Placemaking 101
Abstract
Great, vital Places—capitalization intended—are imperative for cultivating creative and cultural life. That said, placemaking is critical to supporting the arts and culture, especially as culture impacts community. People need more great places, and they’re out there for the finding and the recognizing, not only the inventing. As the needs of arts and cultural communities change, venues that support them must also evolve.
First, what is it about a Place that earns it a capital “P”? For the purposes of discussion, let’s simply say that a Place can’t be replicated—it has a distinctive identity and an integral connection to its physical, sociocultural and historical context. A Place belongs where it is. One Place could never be confused with another.
Who makes a Place? Sometimes a single individual does. Say, Alfred Barnes or Henry Mercer, for a pair of local examples who had visions for creating places like no other and the capacity to make them. “Invented” places infused with the idiosyncratic personalities of their makers. Alternatively, it’s a lubberly bureaucratic tangle of “agents of change”—political players, consultants, public agencies, nonprofits, lawyers, developers, financers—often with multiple agendas, jockeying to fit them into one vision. With a vast range of professionals educated in various disciplines involved in the practice of placemaking, how does our society teach the theories and practices of placemaking? Perhaps the real question is, do our educational institutions teach the theories and practices of placemaking to those future agents of change at all?

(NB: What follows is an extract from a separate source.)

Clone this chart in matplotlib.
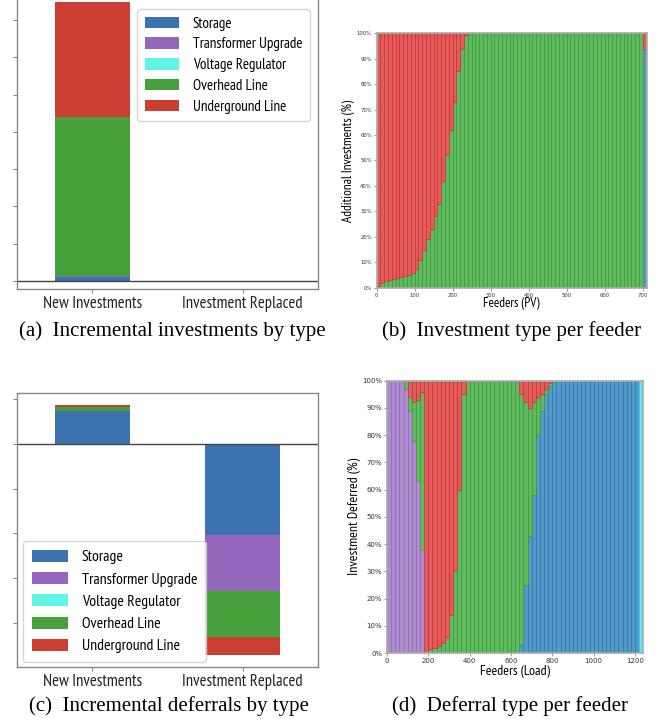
import numpy as np
import matplotlib
matplotlib.use("Agg")
import matplotlib.pyplot as plt
from matplotlib.colors import to_rgba
from matplotlib.ticker import PercentFormatter

cond = ['PT Sans Narrow', 'Fira Sans Condensed', 'Roboto Condensed', 'Liberation Sans Narrow',
        'Roboto', 'DejaVu Sans']
plt.rcParams['font.family'] = cond

# ---- data ----
types = ['Storage', 'Transformer Upgrade', 'Voltage Regulator', 'Overhead Line', 'Underground Line']
groups = ['New Investments', 'Investment Replaced']

# (a) incremental investments by type
a_storage = [0.10, 0.0]
a_transformer = [0.04, 0.0]
a_voltage = [0.005, -0.03]
a_overhead = [4.26, 0.0]
a_underground = [3.08, 0.0]

# (c) incremental deferrals by type
c_storage = [0.73, -2.03]
c_transformer = [0.0, -1.25]
c_voltage = [0.0, -0.005]
c_overhead = [0.10, -1.03]
c_underground = [0.05, -0.40]

# (b) share per feeder (PV), feeders grouped by 10, percent
b_storage = [0, 0, 0, 0, 0, 0, 0, 0, 0, 0,
             0, 0, 0, 0, 0, 0, 0, 0, 0, 0,
             0, 0, 0, 0, 0, 0, 0, 0, 0, 0,
             0, 0, 0, 0, 0, 0, 0, 0, 0, 0,
             0, 0, 0, 0, 0, 0, 0, 0, 0, 0,
             0, 0, 0, 0, 0, 0, 0, 0, 0, 0,
             0, 0, 0, 0, 0, 0, 0, 0, 0, 0,
             94]
b_overhead = [0.8, 2, 2.6, 3.1, 3.5, 3.9, 4.2, 4.6, 5.0, 5.6,
              7.5, 11, 15, 19, 23, 28, 33, 42, 52, 62,
              73, 85, 94, 99.5, 100, 100, 100, 100, 100, 100,
              100, 100, 100, 100, 100, 100, 100, 100, 100, 100,
              100, 100, 100, 100, 100, 100, 100, 100, 100, 100,
              100, 100, 100, 100, 100, 100, 100, 100, 100, 100,
              100, 100, 100, 100, 100, 100, 100, 100, 100, 100,
              0]
b_underground = [99.2, 98, 97.4, 96.9, 96.5, 96.1, 95.8, 95.4, 95.0, 94.4,
                 92.5, 89, 85, 81, 77, 72, 67, 58, 48, 38,
                 27, 15, 6, 0.5, 0, 0, 0, 0, 0, 0,
                 0, 0, 0, 0, 0, 0, 0, 0, 0, 0,
                 0, 0, 0, 0, 0, 0, 0, 0, 0, 0,
                 0, 0, 0, 0, 0, 0, 0, 0, 0, 0,
                 0, 0, 0, 0, 0, 0, 0, 0, 0, 0,
                 6]
b_none = [0] * len(b_storage)

# (d) share per feeder (Load), feeders grouped by 20, percent
d_storage = [0, 0, 0, 0, 0, 0, 0, 0, 0, 0,
             0, 0, 0, 0, 0, 0, 0, 0, 0, 0,
             0, 0, 0, 0, 0, 0, 0, 0, 0, 0,
             0, 0, 3, 25, 43, 58, 80, 89, 95, 98,
             100, 100, 100, 100, 100, 100, 100, 100, 100, 100,
             100, 100, 100, 100, 100, 100, 100, 100, 100, 100,
             100, 0]
d_transformer = [100, 100, 100, 100, 97, 89, 78, 63, 38, 0,
                 0, 0, 0, 0, 0, 0, 0, 0, 0, 0,
                 0, 0, 0, 0, 0, 0, 0, 0, 0, 0,
                 0, 0, 0, 0, 0, 0, 0, 0, 0, 0,
                 0, 0, 0, 0, 0, 0, 0, 0, 0, 0,
                 0, 0, 0, 0, 0, 0, 0, 0, 0, 0,
                 0, 0]
d_voltage = [0, 0, 0, 0, 0, 0, 0, 0, 0, 0,
             0, 0, 0, 0, 0, 0, 0, 0, 0, 0,
             0, 0, 0, 0, 0, 0, 0, 0, 0, 0,
             0, 0, 0, 0, 0, 0, 0, 0, 0, 0,
             0, 0, 0, 0, 0, 0, 0, 0, 0, 0,
             0, 0, 0, 0, 0, 0, 0, 0, 0, 0,
             0, 100]
d_overhead = [0, 0, 0, 0, 3, 5, 14, 30, 58, 0.5,
              1.5, 2, 2.6, 3.5, 6, 14, 30, 60, 95, 100,
              100, 100, 100, 100, 100, 100, 100, 100, 100, 100,
              100, 100, 92, 67, 47, 34, 14, 6, 2, 1,
              0, 0, 0, 0, 0, 0, 0, 0, 0, 0,
              0, 0, 0, 0, 0, 0, 0, 0, 0, 0,
              0, 0]
d_underground = [0, 0, 0, 0, 0, 6, 8, 7, 4, 99.5,
                 98.5, 98, 97.4, 96.5, 94, 86, 70, 40, 5, 0,
                 0, 0, 0, 0, 0, 0, 0, 0, 0, 0,
                 0, 0, 5, 8, 10, 8, 6, 5, 3, 1,
                 0, 0, 0, 0, 0, 0, 0, 0, 0, 0,
                 0, 0, 0, 0, 0, 0, 0, 0, 0, 0,
                 0, 0]

bar_colors = ['#3a73b0', '#9467bd', '#62f5e6', '#48a03c', '#cb3e31']
feeder_colors = ['#1f77b4', '#9467bd', '#1ee3f0', '#2ca02c', '#d62728']


def type_panel(ax, series, ylo, yhi, yticks):
    x = np.arange(len(groups))
    pos = np.zeros(len(groups))
    neg = np.zeros(len(groups))
    for vals, col, lab in zip(series, bar_colors, types):
        vals = np.array(vals, dtype=float)
        base = np.where(vals >= 0, pos, neg)
        ax.bar(x, vals, width=0.5, bottom=base, color=col, label=lab)
        pos += np.clip(vals, 0, None)
        neg += np.clip(vals, None, 0)
    ax.axhline(0, color='#444444', lw=1)
    ax.set_xlim(-0.5, 1.5)
    ax.set_ylim(ylo, yhi)
    ax.set_yticks(yticks)
    ax.set_yticklabels([])
    ax.set_xticks(x)
    ax.set_xticklabels(groups, fontsize=12, family=cond, color='#222222')
    ax.tick_params(length=3, color='#888888', pad=2)
    for s in ax.spines.values():
        s.set_color('#888888')
        s.set_linewidth(1)


def feeder_panel(ax, series, width, xmax, xstep, tsize):
    n = len(series[0])
    x = np.arange(n) * width
    bottom = np.zeros(n)
    for vals, col in zip(series, feeder_colors):
        vals = np.array(vals, dtype=float)
        m = vals > 0
        ax.bar(x[m], vals[m], width=width, bottom=bottom[m], align='edge',
               facecolor=to_rgba(col, 0.75), edgecolor=col, linewidth=0.4)
        bottom += vals
    ax.set_xlim(0, xmax)
    ax.set_ylim(0, 100)
    ax.set_xticks(np.arange(0, xmax, xstep))
    ax.set_yticks(np.arange(0, 101, 10))
    ax.yaxis.set_major_formatter(PercentFormatter(xmax=100, decimals=0))
    ax.tick_params(length=2, width=0.6, color='#888888', labelsize=tsize,
                   labelcolor='#333333', pad=1.5)
    for lab in ax.get_xticklabels() + ax.get_yticklabels():
        lab.set_family('DejaVu Sans')
    for s in ax.spines.values():
        s.set_color('#aaaaaa')
        s.set_linewidth(1.2)


fig = plt.figure(figsize=(6.7, 7.25), dpi=100)

ax_a = fig.add_axes([0.0254, 0.6014, 0.4493, 0.4014])
type_panel(ax_a, [a_storage, a_transformer, a_voltage, a_overhead, a_underground],
           -0.214, 7.59, np.arange(0, 8))
ax_a.legend(loc='upper right', bbox_to_anchor=(0.973, 0.962), borderaxespad=0,
            handlelength=2.3, handleheight=0.8, handletextpad=0.9,
            labelspacing=0.45, borderpad=0.5, prop={'family': cond, 'size': 10.8})

ax_c = fig.add_axes([0.0254, 0.08, 0.4493, 0.3779])
type_panel(ax_c, [c_storage, c_transformer, c_voltage, c_overhead, c_underground],
           -4.99, 1.14, np.arange(-4, 2))
ax_c.legend(loc='lower left', bbox_to_anchor=(0.02, 0.018), borderaxespad=0,
            handlelength=2.3, handleheight=0.8, handletextpad=0.9,
            labelspacing=0.5, borderpad=0.55, prop={'family': cond, 'size': 11.3})

ax_b = fig.add_axes([0.5622, 0.6032, 0.403, 0.3509])
feeder_panel(ax_b, [b_storage, b_none, b_none, b_overhead, b_underground],
             10, 711, 100, 3.8)
ax_b.set_ylabel('Additional Investments (%)', fontsize=9.5, family=cond)
ax_b.set_xlabel('Feeders (PV)', fontsize=9.5, family=cond)
ax_b.yaxis.set_label_coords(-0.08, 0.5)
ax_b.xaxis.set_label_coords(0.5, -0.036)

ax_d = fig.add_axes([0.5776, 0.0993, 0.3825, 0.3756])
feeder_panel(ax_d, [d_storage, d_transformer, d_voltage, d_overhead, d_underground],
             20, 1240, 200, 5)
ax_d.set_ylabel('Investment Deferred (%)', fontsize=10, family=cond)
ax_d.set_xlabel('Feeders (Load)', fontsize=10, family=cond)
ax_d.yaxis.set_label_coords(-0.101, 0.5)
ax_d.xaxis.set_label_coords(0.5, -0.044)

serif = ['Liberation Serif', 'DejaVu Serif']
fig.text(172 / 670, 1 - 331 / 725, '(a)  Incremental investments by type', ha='center', va='center',
         fontsize=15, family=serif)
fig.text(512 / 670, 1 - 331 / 725, '(b)  Investment type per feeder', ha='center', va='center',
         fontsize=15, family=serif)
fig.text(169 / 670, 1 - 706 / 725, '(c)  Incremental deferrals by type', ha='center', va='center',
         fontsize=15, family=serif)
fig.text(510 / 670, 1 - 706 / 725, '(d)  Deferral type per feeder', ha='center', va='center',
         fontsize=15, family=serif)

fig.savefig('out.png', dpi=100)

How does the theoretical “Professor of Placemaking” address the problem of subjectivity of values inherent in the process of placemaking, that the ideals that make a Place valuable or vibrant—what it should feel like and look like—are no more than personal opinions? Of course, when it’s Alfred Barnes or a Henry Mercer doing his thing with his own property, the values of the individual can freely express themselves through the place. But, as most “Places” discussed in the context of “placemaking” are shared, collectively produced, and individually distinctive [if successful], there are no normative ideals—no North Star to navigate through treacherous waters of contention towards consensus. There are no right answers. However, we propose an approach to effective placemaking using a few illustrative cases to further the discussion.
Nov. 1.2011. “The architect Robert A.M. Stern has been selected to design the American Revolution Center (ARC) museum just steps from Independence Hall and the Liberty Bell in Philadelphia’s historic area, the center announced...”
May 19.2012. “the Barnes in Philadelphia opens its doors to members, friends, and the community….a 10-day series of special events culminates in 60 hours of round-the-clock free public access to the Philadelphia campus over Memorial Day weekend.”
These two expensive and hard-fought invented places demonstrate the desirability and importance of creating and honing places. In both cases, an understanding of Place—respect for context and history and a visual literacy of landscape—came late to the game and, when it did, it brought confusion, controversy and cost.